Hyperion Hyperion - 7 days ago 6
Python Question

Python / BeautifoulSoup - Extract div content checking h1 text

I have an html page like this:

<div class="class1">
<div class="head">
<h1 class="title">Title 1</h1>
<div class="body">
<!-- some body content -->
</div>
</div>
</div>

<div class="class1">
<div class="head">
<h1 class="title">Title 2</h1>
<div class="body">
<!-- some body content -->
</div>
</div>
</div>


I need to extract content from the
div
with
class body
only if the title is equal to "
Title 2
". Since their parent containers doesn't have specific ids or classes, the h1 text is the only way to recognize what's all the div is about. At the moment I use this code:

from bs4 import BeautifoulSoup

# code to open the webpage
soup = BeautifulSoup(data, 'lxml')
body_content = soup.findAll('div', {'class':'class1'})[1]

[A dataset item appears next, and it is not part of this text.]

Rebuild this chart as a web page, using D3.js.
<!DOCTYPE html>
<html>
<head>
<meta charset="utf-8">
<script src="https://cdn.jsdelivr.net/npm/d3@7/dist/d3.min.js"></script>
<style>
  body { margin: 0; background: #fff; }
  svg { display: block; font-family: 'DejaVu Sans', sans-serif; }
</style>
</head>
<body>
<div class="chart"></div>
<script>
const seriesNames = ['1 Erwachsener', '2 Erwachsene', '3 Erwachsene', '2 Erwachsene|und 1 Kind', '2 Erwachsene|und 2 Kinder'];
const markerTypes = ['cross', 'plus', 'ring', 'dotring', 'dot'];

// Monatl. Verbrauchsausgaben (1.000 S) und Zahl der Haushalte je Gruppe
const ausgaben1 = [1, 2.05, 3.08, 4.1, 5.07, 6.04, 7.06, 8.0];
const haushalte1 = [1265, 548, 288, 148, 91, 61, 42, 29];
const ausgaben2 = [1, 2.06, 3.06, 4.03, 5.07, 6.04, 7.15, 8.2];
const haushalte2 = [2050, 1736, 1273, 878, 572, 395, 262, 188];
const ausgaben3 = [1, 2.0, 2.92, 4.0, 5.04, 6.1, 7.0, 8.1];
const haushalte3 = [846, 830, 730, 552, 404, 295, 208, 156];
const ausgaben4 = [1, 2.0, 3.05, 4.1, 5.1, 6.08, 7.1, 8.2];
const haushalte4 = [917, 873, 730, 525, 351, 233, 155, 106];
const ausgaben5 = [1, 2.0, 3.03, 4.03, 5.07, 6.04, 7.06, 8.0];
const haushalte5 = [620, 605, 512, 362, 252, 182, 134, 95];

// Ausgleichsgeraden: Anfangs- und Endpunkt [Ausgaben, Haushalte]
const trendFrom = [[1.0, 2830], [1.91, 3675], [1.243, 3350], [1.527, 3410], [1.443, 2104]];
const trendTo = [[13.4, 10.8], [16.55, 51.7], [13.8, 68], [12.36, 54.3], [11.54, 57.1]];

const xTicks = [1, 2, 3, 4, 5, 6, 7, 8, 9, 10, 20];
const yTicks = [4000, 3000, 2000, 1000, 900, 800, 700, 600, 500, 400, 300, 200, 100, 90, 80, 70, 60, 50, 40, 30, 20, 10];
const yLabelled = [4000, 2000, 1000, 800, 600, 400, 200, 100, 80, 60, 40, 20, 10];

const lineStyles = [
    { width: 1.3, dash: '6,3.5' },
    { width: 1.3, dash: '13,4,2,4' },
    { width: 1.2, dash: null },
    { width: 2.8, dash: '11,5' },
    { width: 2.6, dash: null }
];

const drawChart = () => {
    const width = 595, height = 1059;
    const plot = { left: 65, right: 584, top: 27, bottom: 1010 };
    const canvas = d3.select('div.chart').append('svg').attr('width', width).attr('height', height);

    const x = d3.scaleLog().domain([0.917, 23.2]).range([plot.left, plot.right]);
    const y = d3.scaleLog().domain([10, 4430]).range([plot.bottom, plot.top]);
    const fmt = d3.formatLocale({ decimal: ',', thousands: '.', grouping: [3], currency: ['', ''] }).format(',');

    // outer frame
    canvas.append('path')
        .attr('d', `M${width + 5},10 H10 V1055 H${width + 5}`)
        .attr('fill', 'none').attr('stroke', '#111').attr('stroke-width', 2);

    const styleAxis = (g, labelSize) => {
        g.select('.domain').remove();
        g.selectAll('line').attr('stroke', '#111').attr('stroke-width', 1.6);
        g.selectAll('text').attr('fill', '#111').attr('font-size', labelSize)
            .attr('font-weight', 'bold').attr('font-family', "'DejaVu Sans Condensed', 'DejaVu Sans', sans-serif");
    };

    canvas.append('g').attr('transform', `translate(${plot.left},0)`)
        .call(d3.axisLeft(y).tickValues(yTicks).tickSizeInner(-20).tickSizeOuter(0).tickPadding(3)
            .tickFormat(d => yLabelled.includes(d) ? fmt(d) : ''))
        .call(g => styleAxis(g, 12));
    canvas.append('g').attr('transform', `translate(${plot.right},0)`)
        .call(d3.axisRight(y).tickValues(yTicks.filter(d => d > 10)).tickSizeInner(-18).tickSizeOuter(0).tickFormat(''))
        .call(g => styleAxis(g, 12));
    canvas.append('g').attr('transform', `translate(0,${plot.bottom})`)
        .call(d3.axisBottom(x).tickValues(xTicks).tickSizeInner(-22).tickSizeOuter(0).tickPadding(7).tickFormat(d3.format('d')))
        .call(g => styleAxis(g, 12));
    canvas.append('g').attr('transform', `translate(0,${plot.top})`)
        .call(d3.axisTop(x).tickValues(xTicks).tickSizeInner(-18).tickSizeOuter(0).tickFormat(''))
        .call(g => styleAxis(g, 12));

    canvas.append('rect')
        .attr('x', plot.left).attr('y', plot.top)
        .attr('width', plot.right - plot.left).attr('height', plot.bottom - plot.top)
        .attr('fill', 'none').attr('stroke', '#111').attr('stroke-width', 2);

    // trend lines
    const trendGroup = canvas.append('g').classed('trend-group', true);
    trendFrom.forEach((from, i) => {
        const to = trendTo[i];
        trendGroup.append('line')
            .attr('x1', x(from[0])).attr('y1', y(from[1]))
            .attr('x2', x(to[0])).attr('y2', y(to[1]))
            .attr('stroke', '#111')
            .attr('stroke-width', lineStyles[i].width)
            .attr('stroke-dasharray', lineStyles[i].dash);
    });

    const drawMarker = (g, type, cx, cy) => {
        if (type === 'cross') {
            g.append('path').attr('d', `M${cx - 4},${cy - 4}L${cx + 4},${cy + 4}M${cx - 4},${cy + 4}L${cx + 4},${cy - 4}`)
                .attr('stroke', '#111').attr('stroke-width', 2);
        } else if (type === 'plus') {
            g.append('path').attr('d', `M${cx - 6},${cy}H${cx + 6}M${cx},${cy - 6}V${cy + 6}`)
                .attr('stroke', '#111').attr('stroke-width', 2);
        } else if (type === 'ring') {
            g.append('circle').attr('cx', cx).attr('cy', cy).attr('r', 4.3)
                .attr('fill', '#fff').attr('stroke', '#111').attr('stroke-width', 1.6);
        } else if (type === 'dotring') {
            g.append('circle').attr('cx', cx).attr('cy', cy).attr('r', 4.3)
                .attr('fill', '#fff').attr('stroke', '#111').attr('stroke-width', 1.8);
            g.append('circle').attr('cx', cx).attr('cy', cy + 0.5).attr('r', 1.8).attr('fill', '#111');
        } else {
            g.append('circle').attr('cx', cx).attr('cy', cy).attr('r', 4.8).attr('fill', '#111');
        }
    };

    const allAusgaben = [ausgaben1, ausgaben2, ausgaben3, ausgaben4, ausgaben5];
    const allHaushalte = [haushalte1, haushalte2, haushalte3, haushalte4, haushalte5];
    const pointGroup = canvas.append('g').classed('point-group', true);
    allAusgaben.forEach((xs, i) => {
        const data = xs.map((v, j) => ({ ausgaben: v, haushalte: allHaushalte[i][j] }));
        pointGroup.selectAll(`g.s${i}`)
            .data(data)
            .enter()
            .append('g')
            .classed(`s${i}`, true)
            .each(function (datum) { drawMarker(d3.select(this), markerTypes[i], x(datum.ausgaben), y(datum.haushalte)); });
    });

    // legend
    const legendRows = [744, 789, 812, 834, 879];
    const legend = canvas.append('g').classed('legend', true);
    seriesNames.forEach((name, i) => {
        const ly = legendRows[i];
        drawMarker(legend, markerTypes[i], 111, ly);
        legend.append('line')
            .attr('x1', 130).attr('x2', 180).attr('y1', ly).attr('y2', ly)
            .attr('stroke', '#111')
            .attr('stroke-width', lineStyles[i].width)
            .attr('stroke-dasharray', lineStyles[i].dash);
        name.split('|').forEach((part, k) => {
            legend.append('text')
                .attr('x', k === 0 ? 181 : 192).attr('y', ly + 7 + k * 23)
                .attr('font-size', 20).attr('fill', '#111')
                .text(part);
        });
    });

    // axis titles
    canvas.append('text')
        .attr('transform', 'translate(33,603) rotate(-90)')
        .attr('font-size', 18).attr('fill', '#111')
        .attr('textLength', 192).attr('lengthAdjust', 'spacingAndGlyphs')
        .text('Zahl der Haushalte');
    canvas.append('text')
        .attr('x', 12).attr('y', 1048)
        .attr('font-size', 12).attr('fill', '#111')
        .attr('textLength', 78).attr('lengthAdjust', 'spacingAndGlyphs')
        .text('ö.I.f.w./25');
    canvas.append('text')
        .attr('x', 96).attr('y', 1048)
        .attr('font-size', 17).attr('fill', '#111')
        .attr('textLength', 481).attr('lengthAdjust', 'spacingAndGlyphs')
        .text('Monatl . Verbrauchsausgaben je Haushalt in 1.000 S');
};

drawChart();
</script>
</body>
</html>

But this isn't much elegant, since it supposes that the div I'm interested to is always the second in the page, it doesn't check for the title.

Answer

Well, the only solution I can think of is like below:

soup = BeautifulSoup(html,"html.parser")
    result_tags = soup.find_all(name='div',class_='class1')
    body_content = [tag for tag in result_tags if 'Title 2' in tag.prettify()][0]

It is better than your original codes since it does not assume your target div is the second one of the page.